Le 27 janvier 1990, la terminologie fait encore l’objet d’une question lors d’une rencontre avec des lycéens. L’un d’eux se dit «peiné» de constater que le Président avait employé l’expression de «seuil de tolérance». François Mitterrand se défend : «Cette expression a été employée dans la question des journalistes, et dans ma réponse j’ai employé l’expression en question pour dire que sur le plan moral, c’est une expression qui n’est pas la mienne […] C’était une réponse que je croyais apporter à tous ceux qui pratiquent le racisme et l’exclusion en prétendant qu’aujourd’hui, en 1989, nous serions complètement débordés par le flux migratoire qui arriverait de toutes frontières. Je leur ai dit qu’en fait, depuis quinze ans, ce fameux flux migratoire est resté pratiquement le même […] Cette expression, je l’ai reprise, je n’aurais peut-être pas dû la reprendre, car je n’en accepte pas le contenu.»
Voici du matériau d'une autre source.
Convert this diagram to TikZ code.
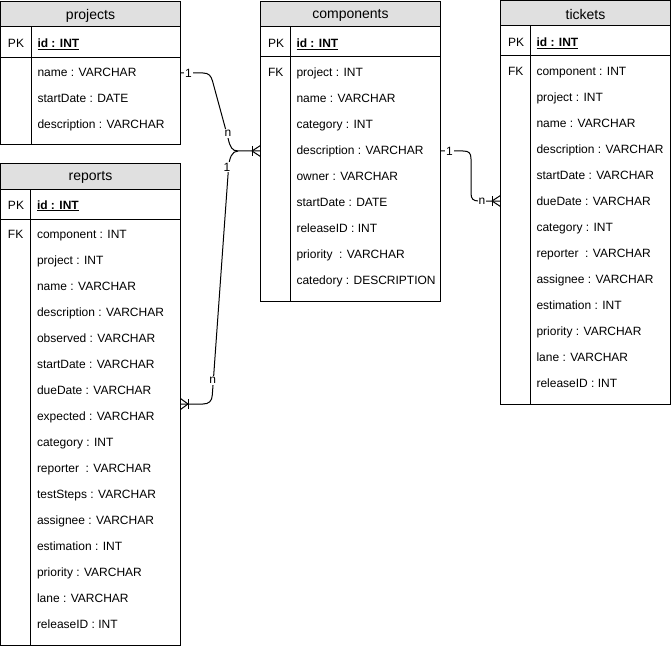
\documentclass[tikz,border=0pt]{standalone}
\usepackage{fontspec}
\setmainfont{Liberation Sans}
\definecolor{hdrgray}{HTML}{E0E0E0}
\newcommand\erfields[4]{%
  \foreach \t [count=\i from 0] in {#4}
    \node[fld] (#1-f\i) at (#2, #3+26*\i) {\t};}
\begin{document}
\begin{tikzpicture}[x=1pt,y=-1pt,line width=1pt,
  tbl/.style={draw, rectangle, inner sep=0pt, outer sep=0pt, anchor=north west},
  hdr/.style={draw, fill=hdrgray},
  ttl/.style={font=\fontsize{14}{16}\selectfont, inner sep=0pt},
  fld/.style={font=\fontsize{12}{14}\selectfont, anchor=base west, inner sep=0pt},
  keyl/.style={font=\fontsize{12}{14}\selectfont, anchor=base west, inner sep=0pt},
  lbl/.style={font=\fontsize{12}{14}\selectfont, fill=white, inner sep=1pt},
  rel/.style={draw, line width=1pt}]
\useasboundingbox (0,0) rectangle (671,647);

% ---------- projects ----------
\node[tbl, minimum width=180pt, minimum height=143.5pt] (projects) at (0.5,1.5) {};
\draw[hdr] (0.5,1.5) rectangle (180.5,27);
\draw (0.5,57.5) -- (180.5,57.5);
\draw (31,27) -- (31,145);
\node[ttl] (projects-t) at (90.5,15.5) {projects};
\node[keyl] (projects-pk) at (7.5,48) {PK};
\node[keyl] (projects-id) at (37,48) {\underline{\textbf{id : INT}}};
\erfields{projects}{37}{77}{name : VARCHAR,startDate : DATE,description : VARCHAR}

% ---------- components ----------
\node[tbl, minimum width=180pt, minimum height=299.5pt] (components) at (260.5,1.5) {};
\draw[hdr] (260.5,1.5) rectangle (440.5,27);
\draw (260.5,57) -- (440.5,57);
\draw (290,27) -- (290,301);
\node[ttl] (components-t) at (350.5,15.5) {components};
\node[keyl] (components-pk) at (267.5,47.5) {PK};
\node[keyl] (components-fk) at (267.5,76.5) {FK};
\node[keyl] (components-id) at (296,47.5) {\underline{\textbf{id : INT}}};
\erfields{components}{296}{76.5}{project : INT,name : VARCHAR,category : INT,description : VARCHAR,owner : VARCHAR,startDate : DATE,releaseID : INT,priority~ : VARCHAR,catedory : DESCRIPTION}

% ---------- tickets ----------
\node[tbl, minimum width=170pt, minimum height=403.5pt] (tickets) at (500.5,0.5) {};
\draw[hdr] (500.5,0.5) rectangle (670.5,26);
\draw (500.5,55.5) -- (670.5,55.5);
\draw (530,26) -- (530,404);
\node[ttl] (tickets-t) at (585.5,14.5) {tickets};
\node[keyl] (tickets-pk) at (507.5,46.5) {PK};
\node[keyl] (tickets-fk) at (507.5,75.5) {FK};
\node[keyl] (tickets-id) at (536,46.5) {\underline{\textbf{id : INT}}};
\erfields{tickets}{536}{75.5}{component : INT,project : INT,name : VARCHAR,description : VARCHAR,startDate : VARCHAR,dueDate : VARCHAR,category : INT,reporter~ : VARCHAR,assignee : VARCHAR,estimation : INT,priority : VARCHAR,lane : VARCHAR,releaseID : INT}

% ---------- reports ----------
\node[tbl, minimum width=180pt, minimum height=481.5pt] (reports) at (0.5,163.5) {};
\draw[hdr] (0.5,163.5) rectangle (180.5,189);
\draw (0.5,219) -- (180.5,219);
\draw (30.5,189) -- (30.5,645);
\node[ttl] (reports-t) at (90.5,177.5) {reports};
\node[keyl] (reports-pk) at (7.5,209) {PK};
\node[keyl] (reports-fk) at (7.5,238.5) {FK};
\node[keyl] (reports-id) at (36.5,209) {\underline{\textbf{id : INT}}};
\erfields{reports}{36.5}{238.5}{component : INT,project : INT,name : VARCHAR,description : VARCHAR,observed : VARCHAR,startDate : VARCHAR,dueDate : VARCHAR,expected : VARCHAR,category : INT,reporter~ : VARCHAR,testSteps : VARCHAR,assignee : VARCHAR,estimation : INT,priority : VARCHAR,lane : VARCHAR,releaseID : INT}

% ---------- connector end points ----------
\coordinate (pOut) at (projects.east |- 0,73);
\coordinate (cIn) at (components.west |- 0,151);
\coordinate (rOut) at (reports.east |- 0,404);
\coordinate (cOut) at (components.east |- 0,151);
\coordinate (tIn) at (tickets.west |- 0,201);

% projects -> components
\draw[rel] (pOut) -- (203,73) .. controls (209,73) and (211,76) .. (212.5,81)
  -- (228,138) .. controls (230,147) and (232,151) .. (238,151) -- (cIn);
% reports -> components
\draw[rel] (rOut) -- (203,404) .. controls (209,404) and (212,401) .. (212.3,395)
  -- (228.5,168) .. controls (229.2,158) and (232,151) .. (238,151);
% components -> tickets
\draw[rel] (cOut) -- (463,151) .. controls (469,151) and (471,153) .. (471,159)
  -- (471,193) .. controls (471,199) and (473,201) .. (479,201) -- (tIn);

% crow's feet
\draw ([xshift=-8.5pt,yshift=5pt]cIn) -- ([xshift=-8.5pt,yshift=-5pt]cIn);
\draw ([xshift=-8.5pt]cIn) -- ([yshift=5.5pt]cIn);
\draw ([xshift=-8.5pt]cIn) -- ([yshift=-5.5pt]cIn);
\draw ([xshift=7.5pt,yshift=5pt]rOut) -- ([xshift=7.5pt,yshift=-5pt]rOut);
\draw ([xshift=7.5pt]rOut) -- ([yshift=5.5pt]rOut);
\draw ([xshift=7.5pt]rOut) -- ([yshift=-5.5pt]rOut);
\draw ([xshift=-8.5pt,yshift=5pt]tIn) -- ([xshift=-8.5pt,yshift=-5pt]tIn);
\draw ([xshift=-8.5pt]tIn) -- ([yshift=5.5pt]tIn);
\draw ([xshift=-8.5pt]tIn) -- ([yshift=-5.5pt]tIn);

% labels
\node[lbl] (l1) at (188.5,73) {1};
\node[lbl] (l2) at (228,133.5) {n};
\node[lbl] (l3) at (227,167) {1};
\node[lbl] (l4) at (212.8,380.5) {n};
\node[lbl] (l5) at (449.5,151) {1};
\node[lbl] (l6) at (482,201) {n};
\end{tikzpicture}
\end{document}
Enfin, le 14 juillet 1991, lors d’une interview accordée à TF1, Antenne 2, FR3 et la Cinq à l’occasion de la fête nationale, un journaliste demande à François Mitterrand si «le seuil de tolérance n’est pas dépassé». Le Président ne reprend cette fois pas le terme, et explique qu’il a «maladroitement repris» cette formule lors d’un précédent débat, mais que «c’est une expression [qu’il] récuse». Et Mitterrand de compléter : «Je ne crois pas raisonnable, ni même réalisable, cette proposition faite par des gens pourtant sérieux, d’instaurer des quotas.»
Pour autant, et en dépit de ces mea culpa, l’utilisation par François Mitterrand de cette notion de «seuil de tolérance» témoigne, selon le politiste Rémi Lefebvre, «d’une véritable mise sous pression, à partir des années 80, de toute la classe politique par l’extrême droite afin qu’elle reprenne son agenda» : «Cette petite gaffe, voulue ou non, démontre que les thématiques du FN irriguaient déjà le débat, même à gauche.»